Question

A car starts from rest and accelerates at 5 m/s² . At t=4 s, a ball is dropped out of a window by a person sitting in the car. What is the velocity and acceleration of the ball at t=6 s? (Take g=10 m/s²)

• A. 20√2 m/s, 10 m/s²
• B. 20 m/s, 5 m/s²
• C. 20 m/s, 0
• D. 20√2 m/s, 0

Answer 1

The Correct Option is A

To solve this problem, let's break it down step-by-step. 

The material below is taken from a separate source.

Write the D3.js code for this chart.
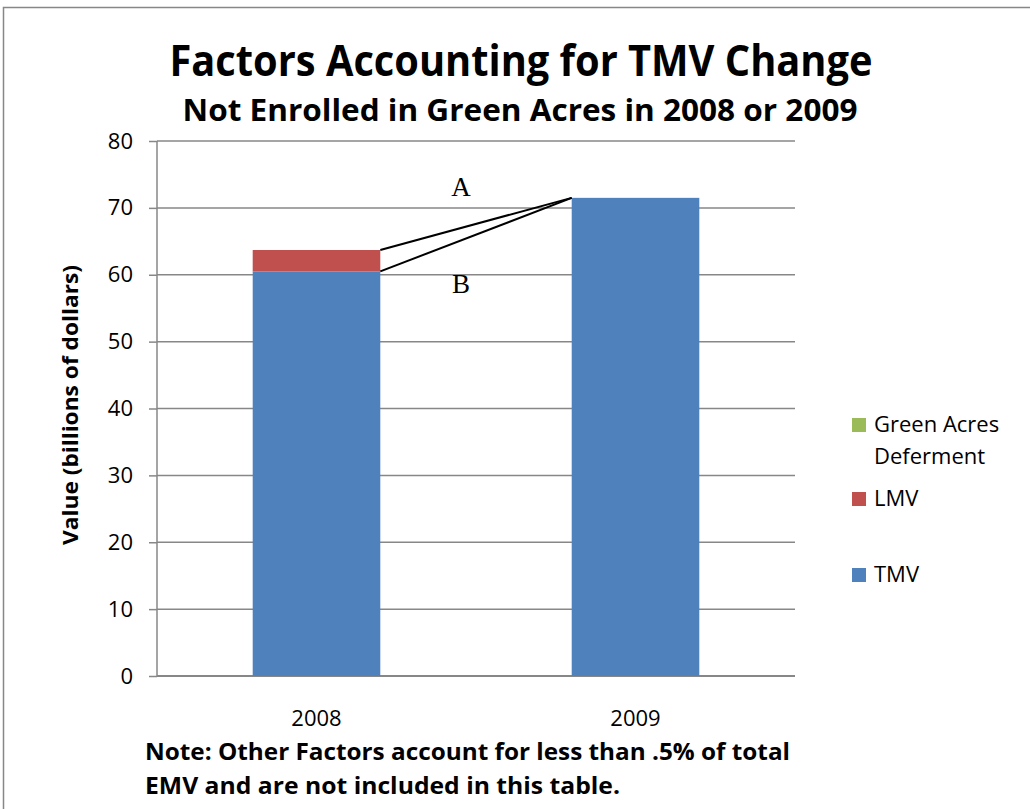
<!DOCTYPE html>
<html><head><meta charset="utf-8">
<script src="https://cdn.jsdelivr.net/npm/d3@7"></script>
<style>body{margin:0;background:#fff;} svg{display:block;}</style>
</head><body>
<svg id="chart" width="1030" height="809"></svg>
<script>
const categories = ["2008", "2009"];
const tmv = [60.5, 71.5];
const lmv = [3.2, 0];
const greenAcres = [0, 0];
const yTicks = [0, 10, 20, 30, 40, 50, 60, 70, 80];
const seriesNames = ["Green Acres Deferment", "LMV", "TMV"];
const seriesColors = {"TMV": "#4F81BD", "LMV": "#C0504D", "Green Acres Deferment": "#9BBB59"};
const annotations = ["A", "B"];

const font = "'Open Sans', 'Noto Sans', sans-serif";
const svg = d3.select("#chart");

// outer frame
svg.append("rect").attr("x", 3.5).attr("y", 7.5).attr("width", 1040).attr("height", 820)
  .attr("fill", "none").attr("stroke", "#878787").attr("stroke-width", 1.5);

const x = d3.scaleBand().domain(categories).range([157, 795]).paddingInner(0.6).paddingOuter(0.3);
const y = d3.scaleLinear().domain([0, 80]).range([676, 141]);

// gridlines
svg.append("g").selectAll("line").data(yTicks.filter(d => d > 0)).join("line")
  .attr("x1", 157).attr("x2", 795).attr("y1", d => y(d)).attr("y2", d => y(d))
  .attr("stroke", "#878787").attr("stroke-width", 1.5);

// y axis
const yAxis = svg.append("g").attr("transform", "translate(157,0)")
  .call(d3.axisLeft(y).tickValues(yTicks).tickSize(8).tickPadding(16).tickFormat(d3.format("d")));
yAxis.select(".domain").attr("stroke", "#878787").attr("stroke-width", 1.5).attr("d", `M0,${y(80)}V${y(0)}`);
yAxis.selectAll(".tick line").attr("stroke", "#878787").attr("stroke-width", 1.5);
yAxis.selectAll("text").attr("font-family", font).attr("font-size", 22).attr("fill", "#000");

// x axis line
svg.append("line").attr("x1", 157).attr("x2", 795).attr("y1", y(0)).attr("y2", y(0))
  .attr("stroke", "#878787").attr("stroke-width", 2);

// x labels
svg.append("g").selectAll("text").data(categories).join("text")
  .attr("x", d => x(d) + x.bandwidth() / 2).attr("y", 726).attr("text-anchor", "middle")
  .attr("font-family", font).attr("font-size", 22).text(d => d);

// stacked bars
const rows = categories.map((c, i) => ({cat: c, "TMV": tmv[i], "LMV": lmv[i], "Green Acres Deferment": greenAcres[i]}));
const stack = d3.stack().keys(["TMV", "LMV", "Green Acres Deferment"])(rows);
svg.append("g").selectAll("g").data(stack).join("g").attr("fill", s => seriesColors[s.key])
  .selectAll("rect").data(s => s).join("rect")
  .attr("x", d => x(d.data.cat)).attr("width", x.bandwidth())
  .attr("y", d => y(d[1])).attr("height", d => y(d[0]) - y(d[1]));

// annotation lines
const x0 = x(categories[0]) + x.bandwidth();
const x1 = x(categories[1]);
const topEnd = y(tmv[1] + lmv[1] + greenAcres[1]);
const lineStarts = [tmv[0] + lmv[0] + greenAcres[0], tmv[0]];
svg.append("g").selectAll("line").data(lineStarts).join("line")
  .attr("x1", x0).attr("y1", d => y(d)).attr("x2", x1).attr("y2", topEnd)
  .attr("stroke", "#000").attr("stroke-width", 2);
svg.append("text").attr("x", 461).attr("y", 196).attr("text-anchor", "middle")
  .attr("font-family", "'Liberation Serif', 'Times New Roman', serif").attr("font-size", 27).text(annotations[0]);
svg.append("text").attr("x", 461).attr("y", 293).attr("text-anchor", "middle")
  .attr("font-family", "'Liberation Serif', 'Times New Roman', serif").attr("font-size", 27).text(annotations[1]);

// titles
svg.append("text").attr("x", 521).attr("y", 76).attr("text-anchor", "middle")
  .attr("font-family", font).attr("font-weight", "bold").attr("font-size", 43)
  .attr("textLength", 703).attr("lengthAdjust", "spacingAndGlyphs")
  .text("Factors Accounting for TMV Change");
svg.append("text").attr("x", 520).attr("y", 121).attr("text-anchor", "middle")
  .attr("font-family", font).attr("font-weight", "bold").attr("font-size", 30)
  .attr("textLength", 675).attr("lengthAdjust", "spacingAndGlyphs")
  .text("Not Enrolled in Green Acres in 2008 or 2009");

// y title
svg.append("text").attr("transform", "translate(78,405) rotate(-90)").attr("text-anchor", "middle")
  .attr("font-family", font).attr("font-weight", "bold").attr("font-size", 22)
  .attr("textLength", 280).attr("lengthAdjust", "spacingAndGlyphs")
  .text("Value (billions of dollars)");

// legend
const legendItems = [
  {name: seriesNames[0], lines: ["Green Acres", "Deferment"], y: 432},
  {name: seriesNames[1], lines: ["LMV"], y: 506},
  {name: seriesNames[2], lines: ["TMV"], y: 582}
];
const lg = svg.append("g").selectAll("g").data(legendItems).join("g");
lg.append("rect").attr("x", 852).attr("y", d => d.y - 14).attr("width", 14).attr("height", 14)
  .attr("fill", d => seriesColors[d.name]);
lg.append("text").attr("x", 874).attr("y", d => d.y).attr("font-family", font).attr("font-size", 22)
  .selectAll("tspan").data(d => d.lines).join("tspan")
  .attr("x", 874).attr("dy", (d, i) => i === 0 ? 0 : 32).text(d => d);

// note
svg.append("text").attr("x", 145).attr("y", 760).attr("font-family", font).attr("font-weight", "bold")
  .attr("font-size", 23.5).attr("textLength", 645).attr("lengthAdjust", "spacingAndGlyphs")
  .text("Note: Other Factors account for less than .5% of total");
svg.append("text").attr("x", 145).attr("y", 794).attr("font-family", font).attr("font-weight", "bold")
  .attr("font-size", 23.5).attr("textLength", 475).attr("lengthAdjust", "spacingAndGlyphs")
  .text("EMV and are not included in this table.");
</script>
</body></html>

1. Understanding the Motion of the Car:

• The car accelerates from rest with a constant acceleration \(a = 5 \, \text{m/s}^2\).
• We need to find the velocity of the car (and hence the horizontal velocity of the ball at the instant it is dropped) at \(t = 4 \, \text{s}\).

The formula for velocity under constant acceleration is given by:

\(v = u + at\)

Here, \(u = 0 \, \text{m/s}\) (since the car starts from rest), \(a = 5 \, \text{m/s}^2\), and \(t = 4 \, \text{s}\). Substituting these values, we get:

\(v = 0 + 5 \times 4 = 20 \, \text{m/s}\)

This means at the moment the ball is dropped, it has a horizontal velocity of \(20 \, \text{m/s}\).

2. Understanding the Motion of the Ball After Being Dropped:

• The ball is subject only to gravitational acceleration in the vertical direction after being dropped.
• The horizontal velocity of the ball remains constant at \(20 \, \text{m/s}\) since there are no forces acting in the horizontal direction.
• The vertical acceleration of the ball is \(g = 10 \, \text{m/s}^2\) downward.

3. Calculating the Vertical Velocity of the Ball at \(t=6 \, \text{s}\):

• Since the ball is dropped at \(t = 4 \, \text{s}\), we are interested in its motion between \(t = 4 \, \text{s}\) and \(t = 6 \, \text{s}\).
• The time of vertical motion \(\Delta t = 2 \, \text{s}\).

The vertical velocity after a time \(\Delta t\) is given by:

\(v_y = 0 + gt = 10 \times 2 = 20 \, \text{m/s}\)

4. Resultant Velocity of the Ball at \(t=6 \, \text{s}\):

To find the magnitude of the resultant velocity, we use the Pythagorean theorem:

\(v_{\text{resultant}} = \sqrt{v_x^2 + v_y^2} = \sqrt{20^2 + 20^2} = \sqrt{400 + 400} = \sqrt{800} = 20\sqrt{2} \, \text{m/s}\)

5. Acceleration of the Ball at \(t=6 \, \text{s}\):

The acceleration of the ball is only due to gravity, which is \(10 \, \text{m/s}^2\) downward.

Thus, the velocity and acceleration of the ball at \(t = 6 \, \text{s}\) are 20√2 m/s and 10 m/s² respectively.